This marks my 30th CES and Comdex, and what is crystal clear in 2026 is that the show is no longer about gadgets. This year, CES is about platforms, artificial intelligence, and connectivity and more importantly the integration of AI into existing products and categories.

In the past, CES was defined by products — televisions, projectors, appliances, audio gear, and an endless parade of gadgets from both global giants and small startups. But that focus has steadily shifted. CES is now moving beyond gimmicky inventions and positioning itself as one of the most important global stages for artificial intelligence.

Headlining the show is NVIDIA CEO Jensen Huang. I remember when Huang was simply the head of a graphics card company focused on gamers, attending CES to talk about performance graphics. Back then, NVIDIA came to CES to showcase 3D gaming technology, launch the influential GeForce series, and promote the GPU — the graphics processing unit it invented in 1999.

That invention became the backbone of PC gaming and, ultimately, modern AI.

Today, NVIDIA is one of the world’s most valuable and closely watched technology companies. At CES 2026, Huang will outline a roadmap for how NVIDIA plans to drive the next industrial revolution — accelerating both generative AI and what the company calls “physical AI.”

“The Jensen keynote is front and centre when it comes to the strategic direction of AI,” Wedbush analyst Dan Ives said recently. “It’s not just tech investors watching — it’s the entire world.”

This evolution explains why many Australian retailers have chosen to stay away from CES this year. What was once a consumer showcase focused on sellable products has become a massive technology event centred on future platforms rather than next quarter’s inventory.

For the technology industry as a whole, however, CES 2026 is critically important. The show is set to push the consumer AI revolution into an entirely new phase.

Already, companies such as Samsung, Panasonic, TCL, Hisense, and robotic vacuum brands including Narwal and Ecovacs are using AI to elevate products far beyond simple automation. AI investment is now driving economic growth itself. According to Harvard economist Jason Furman, AI accounted for as much as 92% of U.S. GDP growth in the first half of 2024.

AMD CEO Lisa Su will also deliver a keynote. Su has transformed AMD from a struggling chipmaker into a serious NVIDIA competitor, with a market capitalisation exceeding $200 billion. She is expected to announce new enterprise-focused chips aimed at companies seeking alternatives to NVIDIA’s premium-priced AI accelerators.

Chinese PC giant Lenovo will also play a major role, particularly as it invests heavily in Chinese AI systems used in servers and PCs across Australian government and education sectors.

While AMD still holds only a fraction of NVIDIA’s AI accelerator market share, the competition is intensifying. Huang, meanwhile, will emphasise physical AI — extending far beyond robotics into drones, appliances, televisions, and mobile devices.

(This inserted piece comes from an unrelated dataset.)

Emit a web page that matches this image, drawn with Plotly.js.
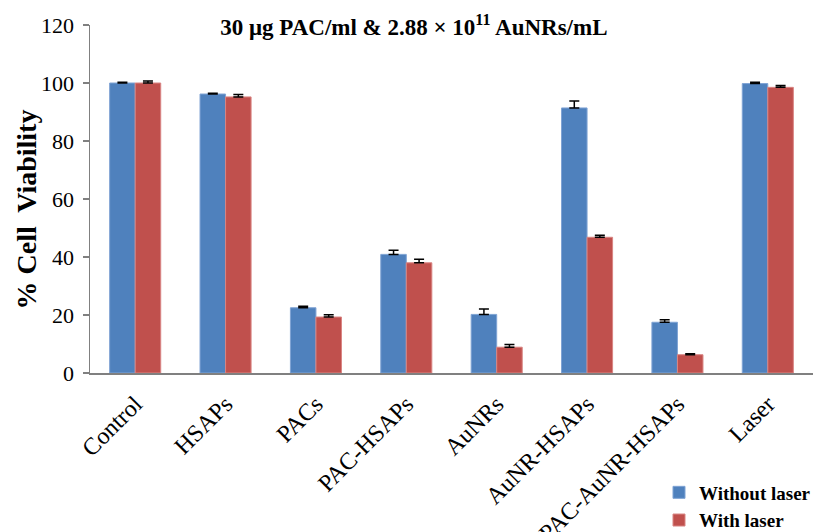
<!DOCTYPE html>
<html>
<head>
<meta charset="utf-8">
<script src="https://cdn.plot.ly/plotly-3.0.1.min.js"></script>
<style>html,body{margin:0;padding:0;background:#fff;}#chart{width:816px;height:532px;}</style>
</head>
<body>
<div id="chart"></div>
<script>
const categories = ["Control","HSAPs","PACs","PAC-HSAPs","AuNRs","AuNR-HSAPs","PAC-AuNR-HSAPs","Laser"];
const withoutLaser = [100.0, 96.2, 22.5, 40.9, 20.2, 91.4, 17.5, 99.8];
const withoutLaserErr = [0.3, 0.3, 0.5, 1.4, 1.9, 2.4, 0.9, 0.5];
const withLaser = [100.0, 95.2, 19.3, 38.0, 8.9, 46.8, 6.3, 98.5];
const withLaserErr = [0.7, 0.8, 0.8, 1.2, 0.9, 0.7, 0.3, 0.6];
const seriesNames = ["Without laser", "With laser"];
const zeros = categories.map(() => 0);

const serif = "Liberation Serif, Times New Roman, serif";
const legendName = s => '<span style="font-family:\'Liberation Serif\',serif;font-weight:bold">' + s + '</span>';

const traces = [
  {
    type: "bar", name: legendName(seriesNames[0]), x: categories, y: withoutLaser,
    marker: {color: "#4F81BD", line: {color: "#7FA3D4", width: 1}},
    error_y: {type: "data", symmetric: false, array: withoutLaserErr, arrayminus: zeros, color: "#000", thickness: 1.5, width: 5}
  },
  {
    type: "bar", name: legendName(seriesNames[1]), x: categories, y: withLaser,
    marker: {color: "#C0504D", line: {color: "#D98583", width: 1}},
    error_y: {type: "data", symmetric: false, array: withLaserErr, arrayminus: zeros, color: "#000", thickness: 1.5, width: 5}
  }
];

const layout = {
  width: 816, height: 532,
  margin: {l: 90, r: 3, t: 25, b: 159},
  paper_bgcolor: "#fff", plot_bgcolor: "#fff",
  font: {family: serif, color: "#000"},
  title: {
    text: "<b>30 μg PAC/ml &amp; 2.88 × 10<sup>11</sup> AuNRs/mL</b>",
    font: {family: serif, size: 23, color: "#000"},
    x: 0.448, xref: "paper", xanchor: "center", y: 0.95, yref: "container", yanchor: "middle"
  },
  barmode: "group", bargap: 0.435, bargroupgap: 0,
  xaxis: {
    tickangle: -45, automargin: false, showline: true, linecolor: "#808080", linewidth: 1.5,
    ticks: "", ticklabelstandoff: 6, tickfont: {family: serif, size: 24, color: "#000"}
  },
  yaxis: {
    range: [0, 120], dtick: 20, showgrid: false, zeroline: false, showline: true,
    linecolor: "#808080", linewidth: 1.5, ticks: "outside", ticklen: 6, tickcolor: "#808080", tickwidth: 1.5,
    ticklabelstandoff: 4,
    tickfont: {family: serif, size: 22, color: "#000"}, automargin: false
  },
  annotations: [{
    text: "% Cell  Viability", xref: "paper", yref: "paper", x: -0.0885, y: 0.47,
    xanchor: "center", yanchor: "middle", textangle: -90, showarrow: false,
    font: {family: serif, size: 28, color: "#000", weight: "bold"}
  }],
  showlegend: true,
  legend: {
    x: 0.83, y: 0.11, xanchor: "left", yanchor: "top", xref: "paper", yref: "container",
    font: {family: serif, size: 19, color: "#000", weight: "bold"}, itemwidth: 30, tracegroupgap: 5,
    bgcolor: "rgba(0,0,0,0)"
  }
};

Plotly.newPlot("chart", traces, layout, {displayModeBar: false, staticPlot: true});
</script>
</body>
</html>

“Think of it in terms of industries,” one source said. “Healthcare, automotive, manufacturing — this is about showing how AI actually transforms how entire sectors operate.”

For decades, CES showcased the technology of tomorrow — much of which never arrived in Australia because retailers such as Harvey Norman, JB Hi-Fi, and Bing Lee were unwilling to take risks or couldn’t see a viable local market.

That dynamic is changing. Brands like Samsung, which is increasingly moving direct-to-consumer, along with Hisense and TCL, are now briefing retailers ahead of CES and flying them overseas to see products firsthand.

On the show floor, the shift to physical AI will be unmistakable. Intel, AMD, and Lenovo are positioning their hardware as the foundation that allows AI to move out of data centres and into everyday consumer devices.

For years, CES promised the future. In 2026, the future has arrived — and the question is no longer whether AI will transform consumer technology, but how fast it will happen.